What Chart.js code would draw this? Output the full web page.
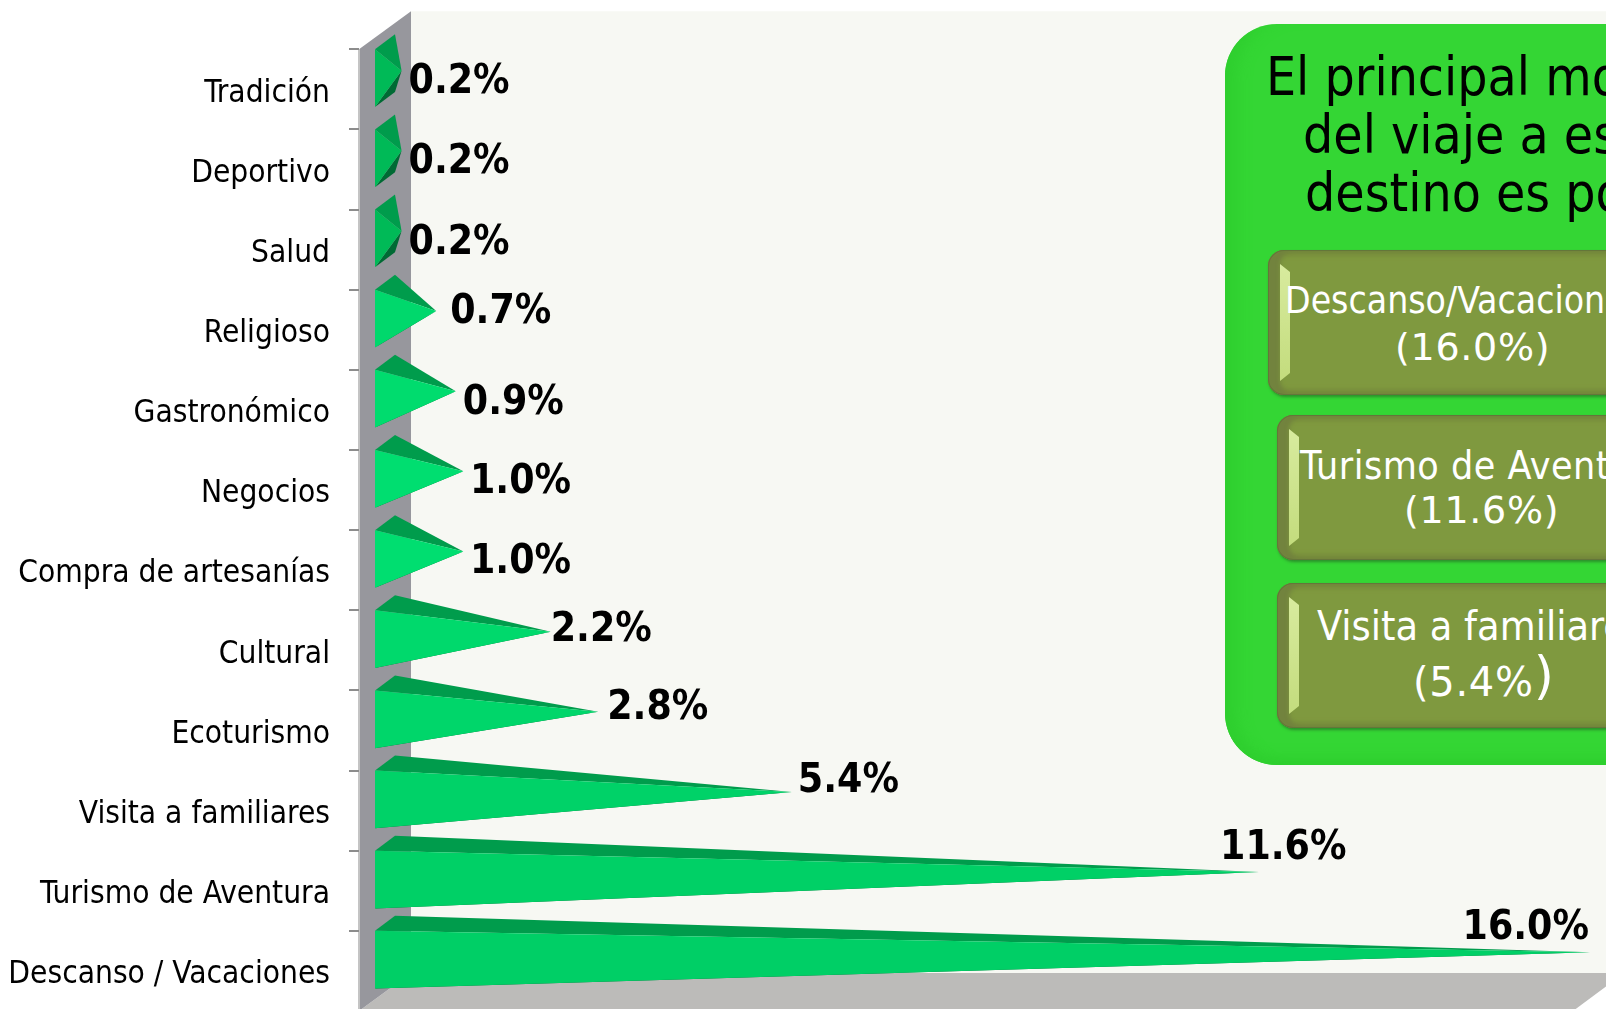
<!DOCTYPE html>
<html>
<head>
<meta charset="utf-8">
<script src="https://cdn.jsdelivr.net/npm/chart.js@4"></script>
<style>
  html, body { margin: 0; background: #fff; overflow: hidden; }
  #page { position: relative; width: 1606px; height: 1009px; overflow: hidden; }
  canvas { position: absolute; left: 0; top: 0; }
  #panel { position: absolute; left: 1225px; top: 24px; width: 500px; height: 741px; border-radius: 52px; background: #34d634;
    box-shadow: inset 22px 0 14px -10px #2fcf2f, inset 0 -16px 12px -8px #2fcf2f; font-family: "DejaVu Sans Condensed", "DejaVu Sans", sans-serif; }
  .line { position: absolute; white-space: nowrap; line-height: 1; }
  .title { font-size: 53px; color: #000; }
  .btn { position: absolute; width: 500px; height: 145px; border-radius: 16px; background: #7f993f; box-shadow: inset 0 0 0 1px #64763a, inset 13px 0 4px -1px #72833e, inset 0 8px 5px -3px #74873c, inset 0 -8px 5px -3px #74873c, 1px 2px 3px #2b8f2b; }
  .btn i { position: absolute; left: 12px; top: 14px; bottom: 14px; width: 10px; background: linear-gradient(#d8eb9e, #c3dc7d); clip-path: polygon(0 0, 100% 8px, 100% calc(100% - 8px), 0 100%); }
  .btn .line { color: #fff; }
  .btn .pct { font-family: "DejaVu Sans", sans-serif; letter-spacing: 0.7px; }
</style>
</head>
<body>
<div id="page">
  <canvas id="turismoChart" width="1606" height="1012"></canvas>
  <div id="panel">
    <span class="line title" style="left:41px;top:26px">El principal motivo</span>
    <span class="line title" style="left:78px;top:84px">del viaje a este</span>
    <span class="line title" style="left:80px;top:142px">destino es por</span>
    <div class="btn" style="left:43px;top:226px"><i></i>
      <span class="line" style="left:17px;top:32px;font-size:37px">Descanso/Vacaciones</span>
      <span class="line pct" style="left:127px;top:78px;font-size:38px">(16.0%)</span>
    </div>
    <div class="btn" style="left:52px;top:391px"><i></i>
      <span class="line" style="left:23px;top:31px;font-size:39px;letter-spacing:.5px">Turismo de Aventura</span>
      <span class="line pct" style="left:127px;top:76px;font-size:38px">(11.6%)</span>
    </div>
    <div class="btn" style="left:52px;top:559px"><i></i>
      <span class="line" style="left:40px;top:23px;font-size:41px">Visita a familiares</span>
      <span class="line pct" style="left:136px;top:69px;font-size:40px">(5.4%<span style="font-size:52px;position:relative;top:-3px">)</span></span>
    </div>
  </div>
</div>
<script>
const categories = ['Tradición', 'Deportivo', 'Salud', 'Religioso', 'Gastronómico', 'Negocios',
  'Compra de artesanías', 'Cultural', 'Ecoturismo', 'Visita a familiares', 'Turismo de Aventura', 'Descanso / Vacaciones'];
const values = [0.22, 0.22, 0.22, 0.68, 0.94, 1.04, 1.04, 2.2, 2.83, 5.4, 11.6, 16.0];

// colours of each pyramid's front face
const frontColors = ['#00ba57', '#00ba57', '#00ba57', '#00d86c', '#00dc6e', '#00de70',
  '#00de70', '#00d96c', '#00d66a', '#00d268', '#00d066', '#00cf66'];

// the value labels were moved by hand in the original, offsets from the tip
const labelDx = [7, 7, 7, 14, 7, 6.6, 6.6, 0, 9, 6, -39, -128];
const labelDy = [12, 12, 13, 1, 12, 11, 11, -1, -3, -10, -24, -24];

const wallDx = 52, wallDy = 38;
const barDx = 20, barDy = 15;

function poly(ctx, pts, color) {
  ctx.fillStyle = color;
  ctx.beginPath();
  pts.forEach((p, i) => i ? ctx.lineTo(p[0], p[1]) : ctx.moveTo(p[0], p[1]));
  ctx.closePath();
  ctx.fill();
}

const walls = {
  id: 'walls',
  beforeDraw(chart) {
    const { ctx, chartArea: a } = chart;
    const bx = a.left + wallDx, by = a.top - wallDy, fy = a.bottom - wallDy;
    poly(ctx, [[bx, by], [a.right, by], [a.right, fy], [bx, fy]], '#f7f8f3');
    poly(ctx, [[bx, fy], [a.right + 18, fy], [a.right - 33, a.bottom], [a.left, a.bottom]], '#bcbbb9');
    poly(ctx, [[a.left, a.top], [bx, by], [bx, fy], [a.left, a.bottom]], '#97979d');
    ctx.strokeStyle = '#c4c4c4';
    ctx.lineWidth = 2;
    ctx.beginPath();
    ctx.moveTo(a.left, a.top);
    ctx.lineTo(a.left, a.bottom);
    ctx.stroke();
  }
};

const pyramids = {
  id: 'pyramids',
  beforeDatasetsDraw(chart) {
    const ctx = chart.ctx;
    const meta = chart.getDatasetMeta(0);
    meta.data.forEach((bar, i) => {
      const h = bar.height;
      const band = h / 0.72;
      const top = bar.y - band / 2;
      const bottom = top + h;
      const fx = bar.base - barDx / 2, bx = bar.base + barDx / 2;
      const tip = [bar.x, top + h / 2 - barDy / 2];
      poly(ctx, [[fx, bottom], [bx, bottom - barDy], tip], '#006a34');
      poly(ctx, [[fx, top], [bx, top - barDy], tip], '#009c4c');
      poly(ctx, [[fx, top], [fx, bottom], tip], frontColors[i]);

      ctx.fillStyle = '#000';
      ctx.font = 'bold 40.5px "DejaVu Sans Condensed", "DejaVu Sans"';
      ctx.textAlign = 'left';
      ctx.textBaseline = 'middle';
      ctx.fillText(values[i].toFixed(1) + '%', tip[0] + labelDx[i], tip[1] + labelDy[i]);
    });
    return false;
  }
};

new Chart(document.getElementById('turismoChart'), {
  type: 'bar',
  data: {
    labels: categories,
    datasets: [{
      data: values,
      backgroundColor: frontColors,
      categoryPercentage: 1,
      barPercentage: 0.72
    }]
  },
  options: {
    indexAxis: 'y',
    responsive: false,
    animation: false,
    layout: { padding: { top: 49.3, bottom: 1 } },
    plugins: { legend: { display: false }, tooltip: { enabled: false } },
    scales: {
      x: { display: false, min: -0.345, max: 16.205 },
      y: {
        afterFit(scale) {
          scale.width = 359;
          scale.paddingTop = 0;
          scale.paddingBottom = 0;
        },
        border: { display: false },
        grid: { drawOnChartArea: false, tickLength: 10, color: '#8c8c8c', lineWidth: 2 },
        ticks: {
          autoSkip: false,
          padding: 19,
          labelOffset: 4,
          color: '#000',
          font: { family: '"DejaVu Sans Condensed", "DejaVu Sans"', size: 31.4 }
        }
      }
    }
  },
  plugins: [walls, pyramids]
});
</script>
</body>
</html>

Description of the task — Images should not appear in the copy; retype the listing above exactly.

Answer to this task —
What Chart.js code would draw this? Output the full web page.
<!DOCTYPE html>
<html>
<head>
<meta charset="utf-8">
<script src="https://cdn.jsdelivr.net/npm/chart.js@4"></script>
<style>
  html, body { margin: 0; background: #fff; overflow: hidden; }
  #page { position: relative; width: 1606px; height: 1009px; overflow: hidden; }
  canvas { position: absolute; left: 0; top: 0; }
  #panel { position: absolute; left: 1225px; top: 24px; width: 500px; height: 741px; border-radius: 52px; background: #34d634;
    box-shadow: inset 22px 0 14px -10px #2fcf2f, inset 0 -16px 12px -8px #2fcf2f; font-family: "DejaVu Sans Condensed", "DejaVu Sans", sans-serif; }
  .line { position: absolute; white-space: nowrap; line-height: 1; }
  .title { font-size: 53px; color: #000; }
  .btn { position: absolute; width: 500px; height: 145px; border-radius: 16px; background: #7f993f; box-shadow: inset 0 0 0 1px #64763a, inset 13px 0 4px -1px #72833e, inset 0 8px 5px -3px #74873c, inset 0 -8px 5px -3px #74873c, 1px 2px 3px #2b8f2b; }
  .btn i { position: absolute; left: 12px; top: 14px; bottom: 14px; width: 10px; background: linear-gradient(#d8eb9e, #c3dc7d); clip-path: polygon(0 0, 100% 8px, 100% calc(100% - 8px), 0 100%); }
  .btn .line { color: #fff; }
  .btn .pct { font-family: "DejaVu Sans", sans-serif; letter-spacing: 0.7px; }
</style>
</head>
<body>
<div id="page">
  <canvas id="turismoChart" width="1606" height="1012"></canvas>
  <div id="panel">
    <span class="line title" style="left:41px;top:26px">El principal motivo</span>
    <span class="line title" style="left:78px;top:84px">del viaje a este</span>
    <span class="line title" style="left:80px;top:142px">destino es por</span>
    <div class="btn" style="left:43px;top:226px"><i></i>
      <span class="line" style="left:17px;top:32px;font-size:37px">Descanso/Vacaciones</span>
      <span class="line pct" style="left:127px;top:78px;font-size:38px">(16.0%)</span>
    </div>
    <div class="btn" style="left:52px;top:391px"><i></i>
      <span class="line" style="left:23px;top:31px;font-size:39px;letter-spacing:.5px">Turismo de Aventura</span>
      <span class="line pct" style="left:127px;top:76px;font-size:38px">(11.6%)</span>
    </div>
    <div class="btn" style="left:52px;top:559px"><i></i>
      <span class="line" style="left:40px;top:23px;font-size:41px">Visita a familiares</span>
      <span class="line pct" style="left:136px;top:69px;font-size:40px">(5.4%<span style="font-size:52px;position:relative;top:-3px">)</span></span>
    </div>
  </div>
</div>
<script>
const categories = ['Tradición', 'Deportivo', 'Salud', 'Religioso', 'Gastronómico', 'Negocios',
  'Compra de artesanías', 'Cultural', 'Ecoturismo', 'Visita a familiares', 'Turismo de Aventura', 'Descanso / Vacaciones'];
const values = [0.22, 0.22, 0.22, 0.68, 0.94, 1.04, 1.04, 2.2, 2.83, 5.4, 11.6, 16.0];

// colours of each pyramid's front face
const frontColors = ['#00ba57', '#00ba57', '#00ba57', '#00d86c', '#00dc6e', '#00de70',
  '#00de70', '#00d96c', '#00d66a', '#00d268', '#00d066', '#00cf66'];

// the value labels were moved by hand in the original, offsets from the tip
const labelDx = [7, 7, 7, 14, 7, 6.6, 6.6, 0, 9, 6, -39, -128];
const labelDy = [12, 12, 13, 1, 12, 11, 11, -1, -3, -10, -24, -24];

const wallDx = 52, wallDy = 38;
const barDx = 20, barDy = 15;

function poly(ctx, pts, color) {
  ctx.fillStyle = color;
  ctx.beginPath();
  pts.forEach((p, i) => i ? ctx.lineTo(p[0], p[1]) : ctx.moveTo(p[0], p[1]));
  ctx.closePath();
  ctx.fill();
}

const walls = {
  id: 'walls',
  beforeDraw(chart) {
    const { ctx, chartArea: a } = chart;
    const bx = a.left + wallDx, by = a.top - wallDy, fy = a.bottom - wallDy;
    poly(ctx, [[bx, by], [a.right, by], [a.right, fy], [bx, fy]], '#f7f8f3');
    poly(ctx, [[bx, fy], [a.right + 18, fy], [a.right - 33, a.bottom], [a.left, a.bottom]], '#bcbbb9');
    poly(ctx, [[a.left, a.top], [bx, by], [bx, fy], [a.left, a.bottom]], '#97979d');
    ctx.strokeStyle = '#c4c4c4';
    ctx.lineWidth = 2;
    ctx.beginPath();
    ctx.moveTo(a.left, a.top);
    ctx.lineTo(a.left, a.bottom);
    ctx.stroke();
  }
};

const pyramids = {
  id: 'pyramids',
  beforeDatasetsDraw(chart) {
    const ctx = chart.ctx;
    const meta = chart.getDatasetMeta(0);
    meta.data.forEach((bar, i) => {
      const h = bar.height;
      const band = h / 0.72;
      const top = bar.y - band / 2;
      const bottom = top + h;
      const fx = bar.base - barDx / 2, bx = bar.base + barDx / 2;
      const tip = [bar.x, top + h / 2 - barDy / 2];
      poly(ctx, [[fx, bottom], [bx, bottom - barDy], tip], '#006a34');
      poly(ctx, [[fx, top], [bx, top - barDy], tip], '#009c4c');
      poly(ctx, [[fx, top], [fx, bottom], tip], frontColors[i]);

      ctx.fillStyle = '#000';
      ctx.font = 'bold 40.5px "DejaVu Sans Condensed", "DejaVu Sans"';
      ctx.textAlign = 'left';
      ctx.textBaseline = 'middle';
      ctx.fillText(values[i].toFixed(1) + '%', tip[0] + labelDx[i], tip[1] + labelDy[i]);
    });
    return false;
  }
};

new Chart(document.getElementById('turismoChart'), {
  type: 'bar',
  data: {
    labels: categories,
    datasets: [{
      data: values,
      backgroundColor: frontColors,
      categoryPercentage: 1,
      barPercentage: 0.72
    }]
  },
  options: {
    indexAxis: 'y',
    responsive: false,
    animation: false,
    layout: { padding: { top: 49.3, bottom: 1 } },
    plugins: { legend: { display: false }, tooltip: { enabled: false } },
    scales: {
      x: { display: false, min: -0.345, max: 16.205 },
      y: {
        afterFit(scale) {
          scale.width = 359;
          scale.paddingTop = 0;
          scale.paddingBottom = 0;
        },
        border: { display: false },
        grid: { drawOnChartArea: false, tickLength: 10, color: '#8c8c8c', lineWidth: 2 },
        ticks: {
          autoSkip: false,
          padding: 19,
          labelOffset: 4,
          color: '#000',
          font: { family: '"DejaVu Sans Condensed", "DejaVu Sans"', size: 31.4 }
        }
      }
    }
  },
  plugins: [walls, pyramids]
});
</script>
</body>
</html>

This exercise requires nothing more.